**** Exercise inputs

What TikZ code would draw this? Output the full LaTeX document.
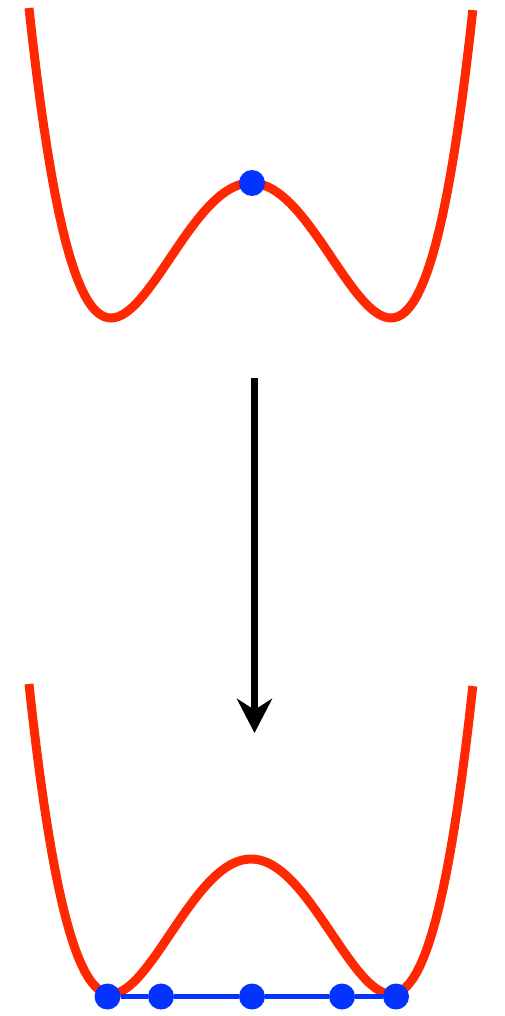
\documentclass[tikz,border=0pt]{standalone}
\usetikzlibrary{arrows.meta}
\definecolor{wellred}{RGB}{255,40,0}
\definecolor{dotblue}{RGB}{4,51,255}

\begin{document}
\begin{tikzpicture}[x=0.02cm,y=-0.02cm,
  well/.style={wellred,line width=5.1pt,line join=round},
  ball/.style={circle,fill=dotblue,inner sep=0pt,minimum size=0.52cm},
  link/.style={dotblue,line width=2.3pt},
  bigarrow/.style={line width=4.5pt,-{Stealth[length=19.5pt,width=20pt]}}]
  \useasboundingbox (0,0) rectangle (504,1016);
  \draw[well] plot[domain=-1.586:1.586,samples=120] ({251+140*\x},{318-135*(\x*\x-1)^2});
  \node[ball] (top) at (252,183) {};
  \coordinate (from) at (254.5,378);
  \coordinate (to) at (254.5,733);
  \draw[bigarrow] (from) -- (to);
  \draw[well] plot[domain=-1.586:1.586,samples=120] ({251+140*\x},{994-135*(\x*\x-1)^2});
  \node[ball] (b1) at (107.5,996.5) {};
  \node[ball] (b2) at (161,996.5) {};
  \node[ball] (b3) at (252,996.5) {};
  \node[ball] (b4) at (342,996.5) {};
  \node[ball] (b5) at (396,996.5) {};
  \draw[link] (b1) -- (b2) -- (b3) -- (b4) -- (b5);
\end{tikzpicture}
\end{document}
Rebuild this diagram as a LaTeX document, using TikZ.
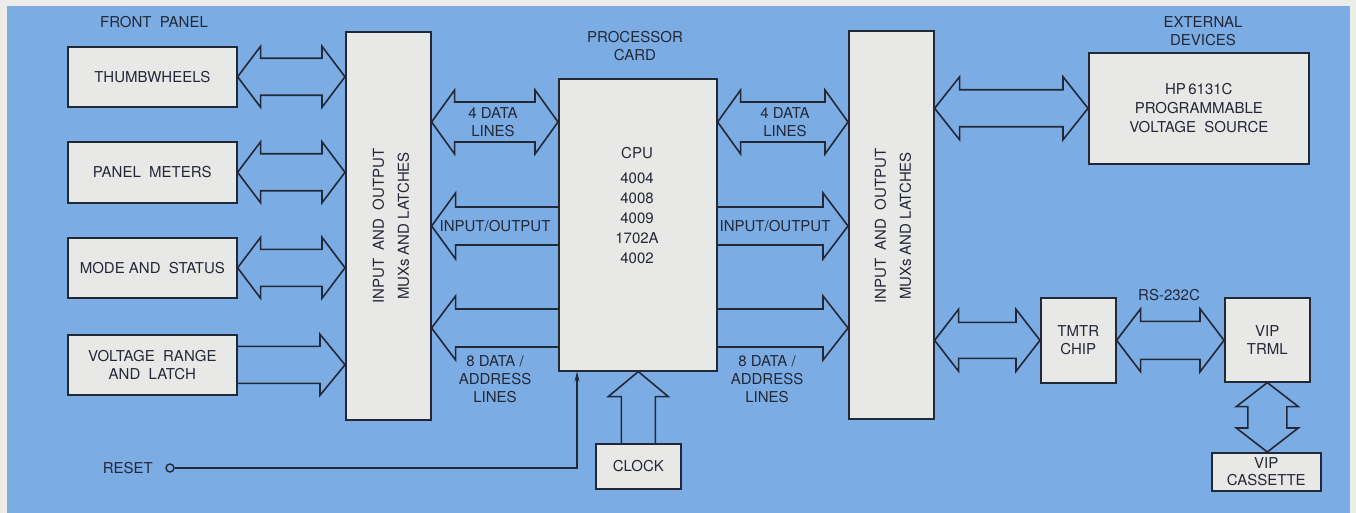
\documentclass[tikz,border=0pt]{standalone}
\usepackage{fontspec}
\setmainfont{TeX Gyre Heros}
\usetikzlibrary{calc,arrows.meta}
\definecolor{bgblue}{RGB}{124,172,228}
\definecolor{paper}{RGB}{236,236,232}
\definecolor{boxfill}{RGB}{232,232,230}
\definecolor{ink}{RGB}{35,40,55}
% double fat arrow, horizontal: left point, right point, shaft half, head half, head length
\newcommand\fatLR[5]{\path[fat] let \p1=(#1), \p2=(#2) in
  (\x1,\y1) -- (\x1+#5pt,\y1+#4pt) -- (\x1+#5pt,\y1+#3pt) -- (\x2-#5pt,\y1+#3pt) -- (\x2-#5pt,\y1+#4pt)
  -- (\x2,\y1) -- (\x2-#5pt,\y1-#4pt) -- (\x2-#5pt,\y1-#3pt) -- (\x1+#5pt,\y1-#3pt) -- (\x1+#5pt,\y1-#4pt) -- cycle;}
% single fat arrow pointing right: tail (left), tip (right)
\newcommand\fatR[5]{\path[fat] let \p1=(#1), \p2=(#2) in
  (\x1,\y1+#3pt) -- (\x2-#5pt,\y1+#3pt) -- (\x2-#5pt,\y1+#4pt) -- (\x2,\y1)
  -- (\x2-#5pt,\y1-#4pt) -- (\x2-#5pt,\y1-#3pt) -- (\x1,\y1-#3pt);}
% single fat arrow pointing left: tip (left), tail (right)
\newcommand\fatL[5]{\path[fat] let \p1=(#1), \p2=(#2) in
  (\x2,\y1+#3pt) -- (\x1+#5pt,\y1+#3pt) -- (\x1+#5pt,\y1+#4pt) -- (\x1,\y1)
  -- (\x1+#5pt,\y1-#4pt) -- (\x1+#5pt,\y1-#3pt) -- (\x2,\y1-#3pt);}
% single fat arrow pointing up: base (bottom), tip (top)
\newcommand\fatU[5]{\path[fat] let \p1=(#1), \p2=(#2) in
  (\x1-#3pt,\y1) -- (\x1-#3pt,\y2-#5pt) -- (\x1-#4pt,\y2-#5pt) -- (\x1,\y2)
  -- (\x1+#4pt,\y2-#5pt) -- (\x1+#3pt,\y2-#5pt) -- (\x1+#3pt,\y1);}
% double fat arrow vertical: top point, bottom point
\newcommand\fatUD[5]{\path[fat] let \p1=(#1), \p2=(#2) in
  (\x1,\y1) -- (\x1+#4pt,\y1-#5pt) -- (\x1+#3pt,\y1-#5pt) -- (\x1+#3pt,\y2+#5pt) -- (\x1+#4pt,\y2+#5pt)
  -- (\x1,\y2) -- (\x1-#4pt,\y2+#5pt) -- (\x1-#3pt,\y2+#5pt) -- (\x1-#3pt,\y1-#5pt) -- (\x1-#4pt,\y1-#5pt) -- cycle;}
\begin{document}
\begin{tikzpicture}[x=1pt,y=-1pt,
  blk/.style={draw=ink,fill=boxfill,line width=1.6pt,inner sep=0pt,anchor=north west,
    text=ink,font=\fontsize{15}{18}\selectfont,align=center},
  txt/.style={text=ink,font=\fontsize{15}{18}\selectfont,align=center,inner sep=0pt},
  fat/.style={draw=ink,line width=1.6pt,miter limit=10}]
\fill[paper] (0,0) rectangle (1356,513);
\fill[bgblue] (7,6) rectangle (1350,513);
\useasboundingbox (0,0) rectangle (1356,513);

% left column
\node[txt] (fronttxt) at (154,22) {FRONT\ \ PANEL};
\node[blk,minimum width=169pt,minimum height=60pt] (thumb) at (67,46) {THUMBWHEELS};
\node[blk,minimum width=169pt,minimum height=61pt] (panel) at (67,141) {PANEL\ \ METERS};
\node[blk,minimum width=169pt,minimum height=60pt] (mode) at (67,237) {MODE AND\ \ STATUS};
\node[blk,minimum width=169pt,minimum height=60pt] (volt) at (67,334) {VOLTAGE\ \ RANGE\\AND\ \ LATCH};

% muxes
\node[blk,minimum width=85pt,minimum height=388pt] (lmux) at (345,31) {};
\node[txt,rotate=90,font=\fontsize{15}{25}\selectfont] (lmuxtxt) at (391,226) {INPUT\ \ AND\ \ OUTPUT\\MUXs AND LATCHES};
\node[blk,minimum width=85pt,minimum height=388pt] (rmux) at (848,30) {};
\node[txt,rotate=90,font=\fontsize{15}{25}\selectfont] (rmuxtxt) at (893,226) {INPUT\ \ AND\ \ OUTPUT\\MUXs AND LATCHES};

% processor
\node[txt] (proctxt) at (635,46) {PROCESSOR\\CARD};
\node[blk,minimum width=158pt,minimum height=292pt] (cpu) at (558,78) {};
\node[txt,font=\fontsize{15}{20}\selectfont] (cputxt) at (637,206) {CPU\\[5pt]4004\\4008\\4009\\1702A\\4002};
\node[blk,minimum width=85pt,minimum height=45pt] (clock) at (595,443) {CLOCK};

% external devices
\node[txt] (exttxt) at (1203,31) {EXTERNAL\\DEVICES};
\node[blk,minimum width=220pt,minimum height=111pt,font=\fontsize{15}{19}\selectfont] (hp) at (1088,52) {HP\,6131C\\PROGRAMMABLE\\VOLTAGE\ \ SOURCE};
\node[blk,minimum width=75pt,minimum height=85pt] (tmtr) at (1040,297) {TMTR\\CHIP};
\node[blk,minimum width=85pt,minimum height=84pt] (vip) at (1224,297) {VIP\\TRML};
\node[blk,minimum width=109pt,minimum height=38pt,font=\fontsize{15}{17}\selectfont] (cass) at (1211,452) {VIP\\CASSETTE};
\node[txt] (rstxt) at (1169,295) {RS-232C};

% connector rows
\coordinate (y4d) at (0,122);
\coordinate (yio) at (0,226);
\coordinate (y8d) at (0,328);

% front panel arrows
\fatLR{thumb.east}{thumb.east -| lmux.west}{18.5}{30.5}{23}
\fatLR{panel.east}{panel.east -| lmux.west}{18.5}{30.5}{23}
\fatLR{mode.east}{mode.east -| lmux.west}{18.5}{30.5}{23}
\fatR{volt.east}{volt.east -| lmux.west}{18.5}{30.5}{25}

% processor arrows left
\fatLR{lmux.east |- y4d}{cpu.west |- y4d}{20}{32}{23}
\fatL{lmux.east |- yio}{cpu.west |- yio}{19}{33}{24}
\fatL{lmux.east |- y8d}{cpu.west |- y8d}{19}{32}{24}
% processor arrows right
\fatLR{cpu.east |- y4d}{rmux.west |- y4d}{20}{32}{23}
\fatR{cpu.east |- yio}{rmux.west |- yio}{19}{33}{25}
\fatR{cpu.east |- y8d}{rmux.west |- y8d}{19}{32}{25}

\node[txt] (l4d) at (493,122) {4 DATA\\LINES};
\node[txt] (r4d) at (785,122) {4 DATA\\LINES};
\node[txt] (lio) at (495,226) {INPUT/OUTPUT};
\node[txt] (rio) at (775,226) {INPUT/OUTPUT};
\node[txt] (l8d) at (495,379) {8 DATA /\\ADDRESS\\LINES};
\node[txt] (r8d) at (767,379) {8 DATA /\\ADDRESS\\LINES};

% clock
\fatU{clock.north}{clock.north |- cpu.south}{17}{30}{25}

% reset
\node[txt,anchor=east] (resettxt) at (153,468) {RESET};
\node[circle,draw=ink,line width=1.4pt,minimum size=8pt,inner sep=0pt] (rcirc) at (170,468) {};
\coordinate (rcorner) at (577,468);
\draw[ink,line width=1.4pt,-{Stealth[length=10pt,width=5pt]}] (rcirc.east) -- (rcorner) -- (rcorner |- cpu.south);

% external arrows
\fatLR{rmux.east |- hp.west}{hp.west}{18.5}{31.5}{25}
\fatLR{rmux.east |- tmtr.west}{tmtr.west}{18}{31}{24}
\fatLR{tmtr.east}{tmtr.east -| vip.west}{19}{31.5}{24}
\fatUD{vip.south}{vip.south |- cass.north}{19.5}{31}{24}
\end{tikzpicture}
\end{document}
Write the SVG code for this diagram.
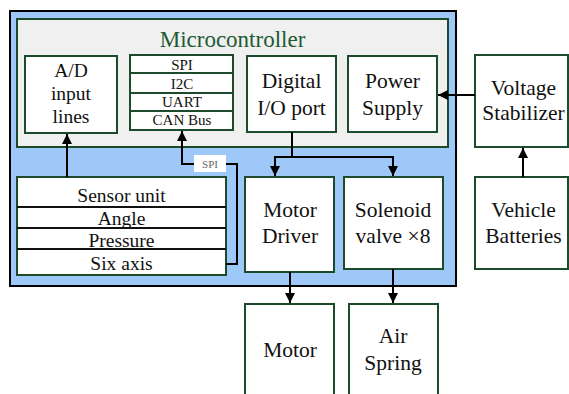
<svg xmlns="http://www.w3.org/2000/svg" width="569" height="394" viewBox="0 0 569 394">
<defs>
<marker id="ah" viewBox="0 0 10 10" refX="10" refY="5" markerWidth="10" markerHeight="11" markerUnits="userSpaceOnUse" orient="auto"><path d="M0,0 L10,5 L0,10 z" fill="#000"/></marker>
<style>
.b{fill:#fff;stroke:#1e4a2c;stroke-width:2}
text{font-family:'Liberation Serif','Times New Roman','DejaVu Serif',serif}
.t{font-size:21.5px;fill:#111;text-anchor:middle}
.m{font-size:19.5px;fill:#111;text-anchor:middle}
.s{font-size:15px;fill:#111;text-anchor:middle}
.h{font-size:23px;fill:#1e5a34;text-anchor:middle}
.l{font-size:11px;fill:#666;text-anchor:middle}
.c{fill:none;stroke:#000;stroke-width:2}
</style>
</defs>
<rect width="569" height="394" fill="#fff"/>
<g id="outer"><rect x="10" y="11" width="446" height="275" fill="#9ec8f7" stroke="#000" stroke-width="2"/></g>
<g id="microcontroller"><rect x="17" y="19" width="431" height="128" fill="#f0f0f0" stroke="#1e4a2c" stroke-width="2"/>
<text class="h" x="232.5" y="47">Microcontroller</text></g>
<g id="ad"><rect class="b" x="25" y="56" width="92" height="77"/>
<text class="m" x="71" y="77">A/D</text><text class="m" x="71" y="100">input</text><text class="m" x="71" y="123">lines</text></g>
<g id="bus"><rect class="b" x="130" y="55" width="103" height="75"/>
<path d="M130,73H233M130,93H233M130,111H233" stroke="#1e4a2c" stroke-width="2"/>
<text class="s" x="182" y="70">SPI</text><text class="s" x="182" y="89">I2C</text><text class="s" x="182" y="107">UART</text><text class="s" x="182" y="125">CAN Bus</text></g>
<g id="dio"><rect class="b" x="247" y="56" width="89" height="76"/>
<text class="t" x="291.5" y="88">Digital</text><text class="t" x="291.5" y="115">I/O port</text></g>
<g id="power"><rect class="b" x="348" y="56" width="89" height="76"/>
<text class="t" x="392.5" y="88">Power</text><text class="t" x="392.5" y="115">Supply</text></g>
<g id="stabilizer"><rect class="b" x="475" y="55" width="93" height="92"/>
<text class="t" x="523.5" y="95">Voltage</text><text class="t" x="523.5" y="120">Stabilizer</text></g>
<g id="batteries"><rect class="b" x="475" y="177" width="93" height="92"/>
<text class="t" x="523.5" y="217">Vehicle</text><text class="t" x="523.5" y="243">Batteries</text></g>
<g id="sensor"><rect class="b" x="17" y="177" width="209" height="98"/>
<path d="M17,207H226M17,228H226M17,249H226" stroke="#111" stroke-width="2"/>
<text class="m" x="121.5" y="202">Sensor unit</text><text class="m" x="121.5" y="225">Angle</text><text class="m" x="121.5" y="247">Pressure</text><text class="m" x="121.5" y="270">Six axis</text></g>
<g id="driver"><rect class="b" x="245" y="177" width="89" height="95"/>
<text class="t" x="290" y="217">Motor</text><text class="t" x="290" y="243">Driver</text></g>
<g id="solenoid"><rect class="b" x="344" y="177" width="99" height="92"/>
<text class="t" x="393" y="217">Solenoid</text><text class="t" x="393" y="243">valve ×8</text></g>
<g id="motor"><rect class="b" x="245" y="304" width="89" height="100"/>
<text class="t" x="290" y="357">Motor</text></g>
<g id="airspring"><rect class="b" x="349" y="304" width="89" height="100"/>
<text class="t" x="393" y="343">Air</text><text class="t" x="393" y="370">Spring</text></g>
<g id="connectors">
<path class="c" d="M475,95H438" marker-end="url(#ah)"/>
<path class="c" d="M523,177V148" marker-end="url(#ah)"/>
<path class="c" d="M67,177V134" marker-end="url(#ah)"/>
<path class="c" d="M226,264H237V164H182V131" marker-end="url(#ah)"/>
<path class="c" d="M292,132V157"/>
<path class="c" d="M275,157H393"/>
<path class="c" d="M275,156V176" marker-end="url(#ah)"/>
<path class="c" d="M393,156V176" marker-end="url(#ah)"/>
<path class="c" d="M290,272V303" marker-end="url(#ah)"/>
<path class="c" d="M393,269V303" marker-end="url(#ah)"/>
<rect x="194" y="155" width="32" height="17" fill="#fff"/>
<text class="l" x="210" y="167.5">SPI</text>
</g>
</svg>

********

* Work instructions: In the records above, collect each line with "diagram".

* Expected output:
Rebuild this diagram as a LaTeX document, using TikZ.
Write the SVG code for this diagram.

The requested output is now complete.